[
https://issues.apache.org/jira/browse/HDFS-4799?page=com.atlassian.jira.plugin.system.issuetabpanels:all-tabpanel
]
Todd Lipcon updated HDFS-4799:
------------------------------
Attachment: hdfs-4799-unittest.txt
Here's a hacky unit test with which I'm able to reproduce the issue (at least
some of the time). The eventual unit test will be cleaned up from here, just
wanted to post this in case anyone wanted to look at the issue.
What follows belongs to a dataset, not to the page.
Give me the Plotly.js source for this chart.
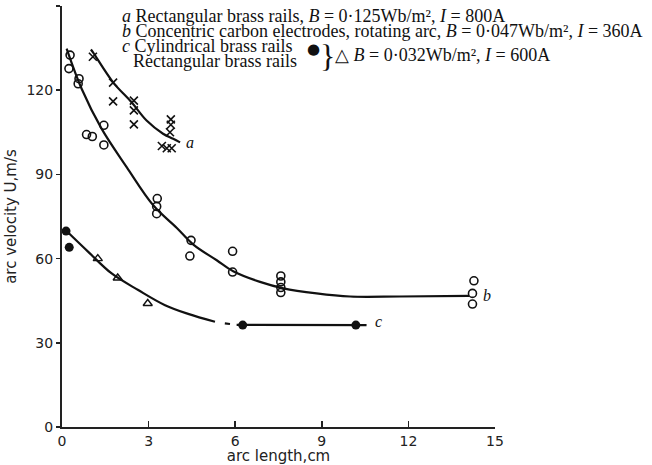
<!DOCTYPE html>
<html><head><meta charset="utf-8">
<script src="https://cdn.plot.ly/plotly-3.0.1.min.js"></script>
<style>html,body{margin:0;padding:0;background:#fff}#chart{width:652px;height:465px}</style>
</head><body><div id="chart"></div>
<script>
// Series a: rectangular brass rails (crosses)
const aX = [1.07, 1.77, 1.77, 2.49, 2.49, 2.49, 3.77, 3.77, 3.74, 3.46, 3.63, 3.80];
const aY = [131.9, 122.7, 116.0, 116.3, 112.8, 107.8, 109.6, 107.7, 105.0, 100.1, 99.3, 99.3];
const aCurveX = [1.00, 1.08, 1.77, 2.41, 2.93, 3.50, 3.85, 4.09];
const aCurveY = [134.5, 133.4, 122.8, 115.7, 109.2, 104.5, 102.7, 101.4];

// Series b: concentric carbon electrodes (open circles)
const bX = [0.28, 0.24, 0.59, 0.56, 0.85, 1.05, 1.45, 1.45, 3.30, 3.28, 3.28, 4.47, 4.43, 5.91, 5.91, 7.58, 7.58, 7.58, 7.58, 14.27, 14.22, 14.22];
const bY = [132.5, 127.7, 124.1, 122.3, 104.2, 103.5, 107.5, 100.5, 81.4, 78.6, 76.0, 66.5, 60.9, 62.6, 55.2, 53.8, 51.7, 49.7, 47.9, 52.1, 47.6, 43.8];
const bCurveX = [0.16, 0.68, 1.37, 2.24, 3.16, 3.97, 4.55, 5.36, 5.93, 6.86, 7.67, 8.82, 9.98, 11.7, 14.1];
const bCurveY = [134.8, 120.5, 106.3, 92.6, 79.0, 71.0, 65.0, 59.4, 55.5, 51.7, 49.4, 47.6, 46.5, 46.5, 46.7];

// Series c: cylindrical brass rails (filled circles) and rectangular brass rails (triangles)
const cCylX = [0.14, 0.25, 6.26, 10.18];
const cCylY = [69.8, 64.0, 36.3, 36.3];
const cRectX = [1.24, 1.93, 2.97];
const cRectY = [60.0, 53.1, 44.0];
const cCurveX = [0.14, 0.91, 1.72, 2.64, 3.57, 4.37, 5.30, null, 5.64, 5.82, null, 6.05, 10.55];
const cCurveY = [70.0, 62.4, 54.7, 48.8, 43.4, 40.3, 37.5, null, 36.9, 36.7, null, 36.4, 36.3];

// Axis ticks
const xTicks = [0, 3, 6, 9, 12, 15];
const yTicks = [0, 30, 60, 90, 120, 150];
const yTickText = ['0', '30', '60', '90', '120', '150'];

const lineStyle = {color: '#111', width: 2.2, shape: 'spline', smoothing: 1};
const traces = [
  {x: aCurveX, y: aCurveY, mode: 'lines', line: lineStyle, hoverinfo: 'skip', name: 'a fit'},
  {x: bCurveX, y: bCurveY, mode: 'lines', line: lineStyle, hoverinfo: 'skip', name: 'b fit'},
  {x: cCurveX, y: cCurveY, mode: 'lines', line: lineStyle, connectgaps: false, hoverinfo: 'skip', name: 'c fit'},
  {x: aX, y: aY, mode: 'markers', name: 'a', cliponaxis: false,
   marker: {symbol: 'x-thin-open', size: 8, color: '#111', line: {width: 1.6, color: '#111'}}},
  {x: bX, y: bY, mode: 'markers', name: 'b', cliponaxis: false,
   marker: {symbol: 'circle-open', size: 8, color: '#111', line: {width: 1.6, color: '#111'}}},
  {x: cCylX, y: cCylY, mode: 'markers', name: 'c cylindrical', cliponaxis: false,
   marker: {symbol: 'circle', size: 9, color: '#111'}},
  {x: cRectX, y: cRectY, mode: 'markers', name: 'c rectangular', cliponaxis: false,
   marker: {symbol: 'triangle-up-open', size: 8, color: '#111', line: {width: 1.4, color: '#111'}}}
];

const serif = {family: 'Liberation Serif, serif', size: 18, color: '#111'};
function pxX(px) { return (px - 62) / 433; }
function pxY(py) { return (427 - py) / 421; }
const ann = [
  {xref: 'paper', yref: 'paper', x: pxX(121), y: pxY(16), xanchor: 'left', yanchor: 'middle', showarrow: false, font: serif, borderpad: 0,
   text: '<i>a</i> Rectangular brass rails, <i>B</i> = 0·125Wb/m², <i>I</i> = 800A'},
  {xref: 'paper', yref: 'paper', x: pxX(121), y: pxY(31), xanchor: 'left', yanchor: 'middle', showarrow: false, font: serif, borderpad: 0,
   text: '<i>b</i> Concentric carbon electrodes, rotating arc, <i>B</i> = 0·047Wb/m², <i>I</i> = 360A'},
  {xref: 'paper', yref: 'paper', x: pxX(121), y: pxY(46), xanchor: 'left', yanchor: 'middle', showarrow: false, font: serif, borderpad: 0,
   text: '<i>c</i> Cylindrical brass rails'},
  {xref: 'paper', yref: 'paper', x: pxX(132), y: pxY(61), xanchor: 'left', yanchor: 'middle', showarrow: false, font: serif, borderpad: 0,
   text: 'Rectangular brass rails'},
  {xref: 'paper', yref: 'paper', x: pxX(313), y: pxY(49), xanchor: 'center', yanchor: 'middle', showarrow: false, borderpad: 0,
   font: {family: 'DejaVu Sans', size: 15, color: '#111'}, text: '●'},
  {xref: 'paper', yref: 'paper', x: pxX(327), y: pxY(56), xanchor: 'center', yanchor: 'middle', showarrow: false, borderpad: 0,
   font: {family: 'Liberation Serif', size: 32, color: '#111'}, text: '}'},
  {xref: 'paper', yref: 'paper', x: pxX(334), y: pxY(55), xanchor: 'left', yanchor: 'middle', showarrow: false, font: serif, borderpad: 0,
   text: '△ <i>B</i> = 0·032Wb/m², <i>I</i> = 600A'},
  {x: 4.45, y: 101.4, xanchor: 'center', yanchor: 'middle', showarrow: false, font: {family: 'Liberation Serif', size: 16, color: '#111'}, text: '<i>a</i>'},
  {x: 14.72, y: 47, xanchor: 'center', yanchor: 'middle', showarrow: false, font: {family: 'Liberation Serif', size: 16, color: '#111'}, text: '<i>b</i>'},
  {x: 10.95, y: 37.7, xanchor: 'center', yanchor: 'middle', showarrow: false, font: {family: 'Liberation Serif', size: 16, color: '#111'}, text: '<i>c</i>'}
];

const tickFont = {family: 'DejaVu Sans, sans-serif', size: 14, color: '#222'};
const titleFont = {family: 'DejaVu Sans, sans-serif', size: 15, color: '#222'};
const layout = {
  width: 652, height: 465,
  margin: {l: 62, r: 157, t: 6, b: 38, pad: 0},
  paper_bgcolor: '#fff', plot_bgcolor: '#fff',
  showlegend: false,
  xaxis: {range: [0, 15], tickvals: xTicks, ticktext: xTicks.map(String), ticks: 'inside', ticklen: 6, tickwidth: 1.5, tickcolor: '#222',
    showline: true, linecolor: '#222', linewidth: 2, showgrid: false, zeroline: false, tickfont: tickFont,
    title: {text: 'arc length,cm', font: titleFont, standoff: 3}},
  yaxis: {range: [0, 150], tickvals: yTicks, ticktext: yTickText, ticks: 'outside', ticklen: 4, tickwidth: 1.5, tickcolor: '#222',
    showline: true, linecolor: '#222', linewidth: 2, showgrid: false, zeroline: false, tickfont: tickFont,
    title: {text: 'arc velocity U,m/s', font: titleFont, standoff: 6}},
  annotations: ann
};
Plotly.newPlot('chart', traces, layout, {displayModeBar: false, staticPlot: true});
</script>
</body></html>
> Corrupt replica can be prematurely removed from corruptReplicas map
> -------------------------------------------------------------------
>
> Key: HDFS-4799
> URL: https://issues.apache.org/jira/browse/HDFS-4799
> Project: Hadoop HDFS
> Issue Type: Bug
> Components: namenode
> Affects Versions: 2.0.4-alpha
> Reporter: Todd Lipcon
> Assignee: Todd Lipcon
> Priority: Blocker
> Attachments: hdfs-4799-unittest.txt
>
>
> We saw the following sequence of events in a cluster result in losing the
> most recent genstamp of a block:
> - client is writing to a pipeline of 3
> - the pipeline had nodes fail over some period of time, such that it left 3
> old-genstamp replicas on the original three nodes, having recruited 3 new
> replicas with a later genstamp.
> -- so, we have 6 total replicas in the cluster, three with old genstamps on
> downed nodes, and 3 with the latest genstamp
> - cluster reboots, and the nodes with old genstamps blockReport first. The
> replicas are correctly added to the corrupt replicas map since they have a
> too-old genstamp
> - the nodes with the new genstamp block report. When the latest one block
> reports, chooseExcessReplicates is called and incorrectly decides to remove
> the three good replicas, leaving only the old-genstamp replicas.
--
This message is automatically generated by JIRA.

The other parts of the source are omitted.